WFB on Divine Love: Bill Buckley Goes to Lourdes

On February 11, Catholics celebrate the feast of Our Lady of Lourdes.

(I have a geek-out list with lots of links here.)

In his book, Nearer, My God, William F. Buckley Jr. devoted an entire chapter to Lourdes.

It begins asking: “Is the Lord through with miracles?” Which made me immediately think of Eric Metaxas and his recent book on miracles. (Which is an excuse to link to my Q&A with Eric here.)

And, short answer to the question might be: Look around. Carefully. Prayerfully. With eyes wide open. 

In Nearer My God, WFB briefly tells the story of a 14-year-old girl, Bernadette Soubirous, who reported an apparition of Mary in 1858, which would become a series of them. He talks about the investigating and the miracles that have surrounded the pilgrimage site there.

In 1994 he went to Lourdes to see it for himself (and wrote a cover piece for National Review): The pilgrims, so many of them sick and full of hope. Not everyone will find physical healing. But they may just grow in faith as Bernadette did on account of the Lady she encountered there.

In Nearer My God, he wrote:

The sense of the visit is rapidly communicated. There are thousands of gurneys (voitures, they are referred to) for the malades, the all-inclusive French word for the sick—again, propelled exclusively by volunteers. Perhaps every malade harbors the hope that he or she will be cured, but it is not reasonably expected; yet somehow it seems irrelevant as larger perspectives take hold. It is a part of the common faith that prayer can effect anything.

By way of example, he then quotes from the Memorare prayer:

Remember, most gracious Virgin Mary, that never was it known that anyone who fled to thy protection, implored thy assistance, or sought thy intercession, was left unaided.

He goes on to say that “incantatory hyperbole is simply a ritualized form of docility.

WFB continues:

The sick who travel to Lourdes are there, yes, because of the undenialbility of recorded miracles, but that isn’t what brings as many as fifty thousand people a day to Lourdes, the great majority of them healthy. The reason so many people come, many of them on their second or tenth visit, is that what is effected is a sense of reconciliation, if not well-being. Hardly miraculous, unless one chooses to use the word as most appropriate for that buoyancy experienced on viewing the great processions, sharing with almost thirty thousand people an underground Mass, being lowered for three bracing seconds into one of the baths, suddenly noting the ambient serenity. These are Christians feeling impulses of their faith, and intimations of the lady in white.

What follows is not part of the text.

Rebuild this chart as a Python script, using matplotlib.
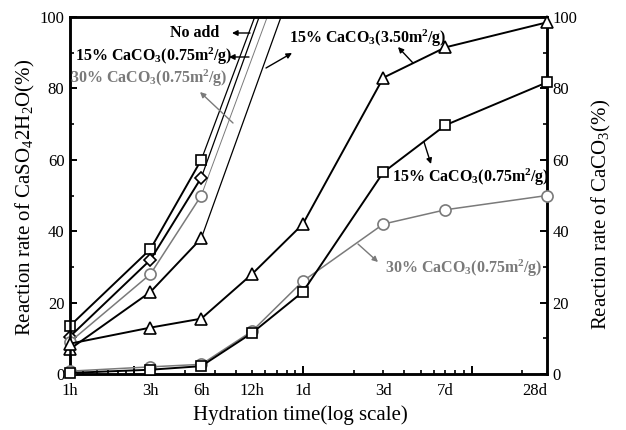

They are in Lourdes because of this palpability of the emanations that gave birth to the shrine. The spiritual tonic is felt. If it were otherwise, the pilgrims would diminish in number; would, by now, have disappeared, as at Delphos, which one visits as a museum, not a shrine. What it is that fetches them is I think quite simply stated, namely a reinforced conviction that the Lord God loves His creatures, healthy or infirm; that they — we — must understand the nature of love, which is salvific its powers; and that although we are free to attempt to divine God’s purpose, we will never succeed in doing so. The reason is that we cannot know (the manifest contradictions are too disturbing) what is the purpose behind particular phenomena and therefore must make do with only the grandest plan of God, which treats with eternal salvation. Our burden is to keep the faith: to do this (the grammar of ascent) requires the discipline of submission, some assurance that those who are stricken can, even so, be happy; and that the greatest tonic of all is divine love, which is nourished by human love, even as human love is nourished by divine love.